(Some records)
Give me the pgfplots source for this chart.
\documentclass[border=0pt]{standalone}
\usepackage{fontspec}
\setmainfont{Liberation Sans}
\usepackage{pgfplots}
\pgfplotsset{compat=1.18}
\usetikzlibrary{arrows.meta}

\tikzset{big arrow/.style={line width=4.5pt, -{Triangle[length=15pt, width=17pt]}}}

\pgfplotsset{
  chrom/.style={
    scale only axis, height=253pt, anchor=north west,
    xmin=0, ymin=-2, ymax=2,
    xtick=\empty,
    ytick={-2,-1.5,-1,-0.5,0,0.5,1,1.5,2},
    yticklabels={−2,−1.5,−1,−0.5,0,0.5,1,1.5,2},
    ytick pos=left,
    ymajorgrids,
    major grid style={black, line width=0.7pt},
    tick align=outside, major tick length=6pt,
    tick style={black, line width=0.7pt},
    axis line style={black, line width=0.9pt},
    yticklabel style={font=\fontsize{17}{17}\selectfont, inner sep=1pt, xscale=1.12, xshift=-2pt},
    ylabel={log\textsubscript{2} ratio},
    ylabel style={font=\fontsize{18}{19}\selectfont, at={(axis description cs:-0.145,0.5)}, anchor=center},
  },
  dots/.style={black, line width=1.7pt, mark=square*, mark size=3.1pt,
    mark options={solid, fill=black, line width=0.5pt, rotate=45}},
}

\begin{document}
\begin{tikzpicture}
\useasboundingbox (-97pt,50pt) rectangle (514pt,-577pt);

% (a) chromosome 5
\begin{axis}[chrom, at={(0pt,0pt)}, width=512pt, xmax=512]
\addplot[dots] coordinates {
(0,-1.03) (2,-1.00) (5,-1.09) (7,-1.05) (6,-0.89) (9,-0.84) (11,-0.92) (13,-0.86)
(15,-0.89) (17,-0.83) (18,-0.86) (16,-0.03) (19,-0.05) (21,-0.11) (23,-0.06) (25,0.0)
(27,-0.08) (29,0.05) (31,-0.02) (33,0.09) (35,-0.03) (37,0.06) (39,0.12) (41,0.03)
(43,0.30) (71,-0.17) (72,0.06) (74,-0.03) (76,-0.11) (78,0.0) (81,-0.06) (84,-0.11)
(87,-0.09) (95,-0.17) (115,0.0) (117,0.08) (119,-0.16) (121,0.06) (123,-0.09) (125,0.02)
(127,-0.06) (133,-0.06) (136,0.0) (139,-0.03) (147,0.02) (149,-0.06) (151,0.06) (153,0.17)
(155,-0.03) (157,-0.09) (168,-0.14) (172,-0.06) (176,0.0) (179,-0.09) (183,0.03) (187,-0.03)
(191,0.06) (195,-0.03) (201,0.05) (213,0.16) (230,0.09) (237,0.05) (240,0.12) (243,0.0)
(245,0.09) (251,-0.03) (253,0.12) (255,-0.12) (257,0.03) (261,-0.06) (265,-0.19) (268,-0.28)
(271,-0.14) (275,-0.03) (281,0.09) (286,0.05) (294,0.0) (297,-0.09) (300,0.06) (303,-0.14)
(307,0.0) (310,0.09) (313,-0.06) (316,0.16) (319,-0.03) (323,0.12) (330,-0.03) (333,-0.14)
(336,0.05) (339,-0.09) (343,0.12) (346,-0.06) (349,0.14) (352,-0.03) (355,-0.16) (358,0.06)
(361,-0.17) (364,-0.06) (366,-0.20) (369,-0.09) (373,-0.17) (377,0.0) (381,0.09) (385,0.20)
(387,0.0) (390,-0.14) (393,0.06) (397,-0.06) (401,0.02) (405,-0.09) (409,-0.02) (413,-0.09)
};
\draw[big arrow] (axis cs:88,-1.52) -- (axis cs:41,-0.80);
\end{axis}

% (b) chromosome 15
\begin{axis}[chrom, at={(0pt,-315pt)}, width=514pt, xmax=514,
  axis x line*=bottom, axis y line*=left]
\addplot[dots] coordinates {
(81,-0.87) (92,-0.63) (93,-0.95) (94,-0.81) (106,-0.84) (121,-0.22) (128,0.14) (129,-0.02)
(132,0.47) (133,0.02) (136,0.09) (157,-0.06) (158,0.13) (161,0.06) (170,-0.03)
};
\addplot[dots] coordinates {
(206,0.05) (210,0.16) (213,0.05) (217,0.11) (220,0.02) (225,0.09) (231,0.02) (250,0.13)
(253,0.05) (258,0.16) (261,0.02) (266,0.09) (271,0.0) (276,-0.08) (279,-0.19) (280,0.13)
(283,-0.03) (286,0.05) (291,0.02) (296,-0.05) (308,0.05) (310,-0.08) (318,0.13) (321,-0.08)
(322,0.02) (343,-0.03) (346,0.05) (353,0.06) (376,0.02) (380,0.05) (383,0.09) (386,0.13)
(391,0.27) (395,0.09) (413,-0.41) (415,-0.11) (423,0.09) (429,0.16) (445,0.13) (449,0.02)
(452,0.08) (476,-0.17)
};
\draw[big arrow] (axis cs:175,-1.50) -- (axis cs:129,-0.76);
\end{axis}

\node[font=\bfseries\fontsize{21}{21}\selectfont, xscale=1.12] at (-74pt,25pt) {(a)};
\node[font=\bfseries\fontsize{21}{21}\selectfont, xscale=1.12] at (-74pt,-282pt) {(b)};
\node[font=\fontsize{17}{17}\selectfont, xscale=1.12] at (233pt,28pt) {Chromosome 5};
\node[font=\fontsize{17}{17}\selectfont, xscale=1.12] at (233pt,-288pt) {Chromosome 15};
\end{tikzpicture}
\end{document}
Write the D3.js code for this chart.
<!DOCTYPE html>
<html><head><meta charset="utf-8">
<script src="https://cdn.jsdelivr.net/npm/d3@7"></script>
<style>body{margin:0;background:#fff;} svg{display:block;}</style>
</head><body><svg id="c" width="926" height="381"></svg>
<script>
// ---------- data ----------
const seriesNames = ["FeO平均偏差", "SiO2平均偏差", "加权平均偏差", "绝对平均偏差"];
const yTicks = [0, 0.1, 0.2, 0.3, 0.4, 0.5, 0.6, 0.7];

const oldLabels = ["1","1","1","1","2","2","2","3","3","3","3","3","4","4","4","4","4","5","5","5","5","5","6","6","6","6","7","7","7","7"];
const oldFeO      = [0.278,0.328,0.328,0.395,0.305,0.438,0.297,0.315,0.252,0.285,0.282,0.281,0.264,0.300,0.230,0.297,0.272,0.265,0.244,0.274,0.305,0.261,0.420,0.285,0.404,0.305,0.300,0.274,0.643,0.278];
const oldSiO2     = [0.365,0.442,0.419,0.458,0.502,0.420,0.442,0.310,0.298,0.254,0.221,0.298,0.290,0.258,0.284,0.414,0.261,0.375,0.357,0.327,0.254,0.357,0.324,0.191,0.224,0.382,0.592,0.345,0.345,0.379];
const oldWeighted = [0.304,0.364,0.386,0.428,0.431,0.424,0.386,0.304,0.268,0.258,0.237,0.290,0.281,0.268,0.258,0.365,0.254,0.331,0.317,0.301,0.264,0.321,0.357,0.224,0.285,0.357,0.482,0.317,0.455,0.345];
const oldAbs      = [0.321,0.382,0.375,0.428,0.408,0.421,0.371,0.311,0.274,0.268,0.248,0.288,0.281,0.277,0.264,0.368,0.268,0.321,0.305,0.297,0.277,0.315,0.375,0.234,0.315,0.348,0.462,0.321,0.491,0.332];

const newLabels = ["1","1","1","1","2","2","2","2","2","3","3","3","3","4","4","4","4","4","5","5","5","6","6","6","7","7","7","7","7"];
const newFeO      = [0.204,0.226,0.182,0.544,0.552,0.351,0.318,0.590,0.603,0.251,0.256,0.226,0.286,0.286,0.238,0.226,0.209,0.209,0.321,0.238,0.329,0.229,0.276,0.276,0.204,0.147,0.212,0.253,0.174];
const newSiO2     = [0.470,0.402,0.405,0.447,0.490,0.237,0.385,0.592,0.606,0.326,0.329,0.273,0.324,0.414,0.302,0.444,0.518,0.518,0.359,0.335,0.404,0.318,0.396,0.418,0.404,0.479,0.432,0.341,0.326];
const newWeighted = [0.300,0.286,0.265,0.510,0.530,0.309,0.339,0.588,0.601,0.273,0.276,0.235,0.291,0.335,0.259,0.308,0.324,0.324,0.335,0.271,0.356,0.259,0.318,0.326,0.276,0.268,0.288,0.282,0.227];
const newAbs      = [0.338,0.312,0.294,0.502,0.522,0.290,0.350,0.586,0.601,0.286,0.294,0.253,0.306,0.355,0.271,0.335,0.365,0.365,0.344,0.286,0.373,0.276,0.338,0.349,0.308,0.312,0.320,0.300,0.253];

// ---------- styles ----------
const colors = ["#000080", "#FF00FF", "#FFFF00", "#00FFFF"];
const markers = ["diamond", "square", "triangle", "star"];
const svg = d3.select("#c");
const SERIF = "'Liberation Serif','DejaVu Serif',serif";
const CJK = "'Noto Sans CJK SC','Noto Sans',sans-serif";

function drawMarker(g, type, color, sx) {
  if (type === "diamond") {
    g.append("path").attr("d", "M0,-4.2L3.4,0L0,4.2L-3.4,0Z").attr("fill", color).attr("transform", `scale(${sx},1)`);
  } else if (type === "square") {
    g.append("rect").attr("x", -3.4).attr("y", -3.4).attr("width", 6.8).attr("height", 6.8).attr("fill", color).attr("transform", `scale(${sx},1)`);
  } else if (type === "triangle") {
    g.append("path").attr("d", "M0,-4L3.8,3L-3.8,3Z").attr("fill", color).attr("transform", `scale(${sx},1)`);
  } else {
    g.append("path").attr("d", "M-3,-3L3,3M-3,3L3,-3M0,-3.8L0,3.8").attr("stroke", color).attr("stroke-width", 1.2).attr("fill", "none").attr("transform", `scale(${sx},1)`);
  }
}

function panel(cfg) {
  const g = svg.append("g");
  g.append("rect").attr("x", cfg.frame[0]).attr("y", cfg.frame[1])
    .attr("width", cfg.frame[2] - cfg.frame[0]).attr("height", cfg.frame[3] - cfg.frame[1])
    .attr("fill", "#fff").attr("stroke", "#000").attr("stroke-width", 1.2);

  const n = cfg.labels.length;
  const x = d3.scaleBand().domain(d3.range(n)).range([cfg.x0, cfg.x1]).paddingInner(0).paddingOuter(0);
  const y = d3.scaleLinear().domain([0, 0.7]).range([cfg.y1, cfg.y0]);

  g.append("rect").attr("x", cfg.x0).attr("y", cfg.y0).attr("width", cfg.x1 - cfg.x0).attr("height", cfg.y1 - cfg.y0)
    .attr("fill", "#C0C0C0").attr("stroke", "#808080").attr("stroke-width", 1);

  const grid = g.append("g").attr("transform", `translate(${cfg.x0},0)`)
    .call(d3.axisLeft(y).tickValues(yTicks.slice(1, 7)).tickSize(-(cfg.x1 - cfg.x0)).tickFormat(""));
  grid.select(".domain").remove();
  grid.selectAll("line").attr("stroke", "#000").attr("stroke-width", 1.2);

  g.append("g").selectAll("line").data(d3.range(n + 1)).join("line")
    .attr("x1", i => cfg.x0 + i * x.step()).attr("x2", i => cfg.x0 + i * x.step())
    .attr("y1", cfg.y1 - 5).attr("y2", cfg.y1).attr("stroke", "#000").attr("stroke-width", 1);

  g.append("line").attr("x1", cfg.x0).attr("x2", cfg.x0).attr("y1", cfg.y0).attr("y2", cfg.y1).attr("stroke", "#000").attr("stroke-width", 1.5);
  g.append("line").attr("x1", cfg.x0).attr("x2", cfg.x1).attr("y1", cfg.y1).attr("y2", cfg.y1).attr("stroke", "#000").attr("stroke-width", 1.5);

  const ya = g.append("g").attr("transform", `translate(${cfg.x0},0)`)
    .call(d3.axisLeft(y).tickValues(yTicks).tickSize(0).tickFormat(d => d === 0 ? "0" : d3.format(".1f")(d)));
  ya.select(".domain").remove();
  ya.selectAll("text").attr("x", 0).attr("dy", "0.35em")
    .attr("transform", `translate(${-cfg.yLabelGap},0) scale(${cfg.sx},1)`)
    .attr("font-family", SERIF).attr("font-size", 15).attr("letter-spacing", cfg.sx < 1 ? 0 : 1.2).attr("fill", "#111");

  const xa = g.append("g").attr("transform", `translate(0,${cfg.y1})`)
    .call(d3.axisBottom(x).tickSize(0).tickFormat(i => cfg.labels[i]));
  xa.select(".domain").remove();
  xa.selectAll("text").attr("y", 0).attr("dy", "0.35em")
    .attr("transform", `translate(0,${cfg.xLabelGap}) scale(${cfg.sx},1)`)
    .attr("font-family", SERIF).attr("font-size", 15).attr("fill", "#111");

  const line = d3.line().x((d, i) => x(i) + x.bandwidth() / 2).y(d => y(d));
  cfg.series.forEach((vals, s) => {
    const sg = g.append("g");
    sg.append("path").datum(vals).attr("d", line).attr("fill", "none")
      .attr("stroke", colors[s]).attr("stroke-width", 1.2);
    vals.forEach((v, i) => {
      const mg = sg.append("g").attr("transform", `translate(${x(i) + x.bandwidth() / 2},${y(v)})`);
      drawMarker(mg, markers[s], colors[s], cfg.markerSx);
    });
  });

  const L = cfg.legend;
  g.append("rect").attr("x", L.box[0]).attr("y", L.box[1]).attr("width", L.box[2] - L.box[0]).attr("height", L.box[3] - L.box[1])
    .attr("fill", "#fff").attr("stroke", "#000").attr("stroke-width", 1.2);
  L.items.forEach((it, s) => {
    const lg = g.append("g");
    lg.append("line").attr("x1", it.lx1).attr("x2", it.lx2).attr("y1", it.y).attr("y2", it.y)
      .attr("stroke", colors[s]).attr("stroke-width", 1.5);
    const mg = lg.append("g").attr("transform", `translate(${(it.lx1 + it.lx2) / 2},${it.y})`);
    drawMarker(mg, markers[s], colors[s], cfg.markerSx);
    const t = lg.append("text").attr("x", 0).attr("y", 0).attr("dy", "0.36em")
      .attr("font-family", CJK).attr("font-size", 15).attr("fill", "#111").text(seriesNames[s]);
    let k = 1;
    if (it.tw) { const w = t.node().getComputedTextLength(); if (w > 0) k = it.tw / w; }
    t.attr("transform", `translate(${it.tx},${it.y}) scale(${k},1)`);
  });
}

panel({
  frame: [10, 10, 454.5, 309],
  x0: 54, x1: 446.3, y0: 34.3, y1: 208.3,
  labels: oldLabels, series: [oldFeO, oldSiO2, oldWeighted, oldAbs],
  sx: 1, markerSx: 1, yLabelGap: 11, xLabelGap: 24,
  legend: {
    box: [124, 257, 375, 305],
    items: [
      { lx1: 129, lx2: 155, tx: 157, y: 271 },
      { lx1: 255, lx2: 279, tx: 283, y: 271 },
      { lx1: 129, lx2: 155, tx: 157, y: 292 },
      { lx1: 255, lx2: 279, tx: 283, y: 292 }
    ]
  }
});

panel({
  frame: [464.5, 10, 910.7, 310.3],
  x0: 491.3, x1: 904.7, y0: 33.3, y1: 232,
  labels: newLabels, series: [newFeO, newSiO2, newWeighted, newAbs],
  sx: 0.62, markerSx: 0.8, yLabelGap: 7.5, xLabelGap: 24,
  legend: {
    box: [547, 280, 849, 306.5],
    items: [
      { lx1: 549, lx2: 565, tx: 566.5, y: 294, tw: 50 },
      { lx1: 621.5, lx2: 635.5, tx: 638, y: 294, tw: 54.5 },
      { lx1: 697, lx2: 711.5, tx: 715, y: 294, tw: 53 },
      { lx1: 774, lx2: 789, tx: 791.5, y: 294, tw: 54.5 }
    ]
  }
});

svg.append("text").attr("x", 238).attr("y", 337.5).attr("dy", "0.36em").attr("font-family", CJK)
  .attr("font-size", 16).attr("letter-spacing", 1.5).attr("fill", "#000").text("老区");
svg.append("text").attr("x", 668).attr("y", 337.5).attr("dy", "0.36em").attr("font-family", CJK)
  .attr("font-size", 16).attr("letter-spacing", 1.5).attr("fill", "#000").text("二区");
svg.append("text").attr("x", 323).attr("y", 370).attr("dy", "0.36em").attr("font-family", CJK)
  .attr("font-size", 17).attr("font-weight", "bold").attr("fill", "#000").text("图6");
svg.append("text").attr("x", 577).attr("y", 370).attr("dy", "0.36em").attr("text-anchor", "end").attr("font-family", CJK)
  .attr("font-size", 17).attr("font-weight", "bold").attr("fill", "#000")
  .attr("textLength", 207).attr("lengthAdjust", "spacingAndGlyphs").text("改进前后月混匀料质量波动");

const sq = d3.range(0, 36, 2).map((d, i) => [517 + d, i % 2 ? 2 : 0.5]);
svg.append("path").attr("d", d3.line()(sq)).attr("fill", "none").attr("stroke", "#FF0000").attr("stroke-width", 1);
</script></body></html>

AIM OF THE EXERCISE:
Exactly and only the lines from the line that contains "Write the D3.js code for this chart." through the line that contains "const yTicks = [0, 0.1, 0.2, 0.3, 0.4, 0.5, 0.6, 0.7];" are to be repeated as they stand.

SOLUTION:
Write the D3.js code for this chart.
<!DOCTYPE html>
<html><head><meta charset="utf-8">
<script src="https://cdn.jsdelivr.net/npm/d3@7"></script>
<style>body{margin:0;background:#fff;} svg{display:block;}</style>
</head><body><svg id="c" width="926" height="381"></svg>
<script>
// ---------- data ----------
const seriesNames = ["FeO平均偏差", "SiO2平均偏差", "加权平均偏差", "绝对平均偏差"];
const yTicks = [0, 0.1, 0.2, 0.3, 0.4, 0.5, 0.6, 0.7];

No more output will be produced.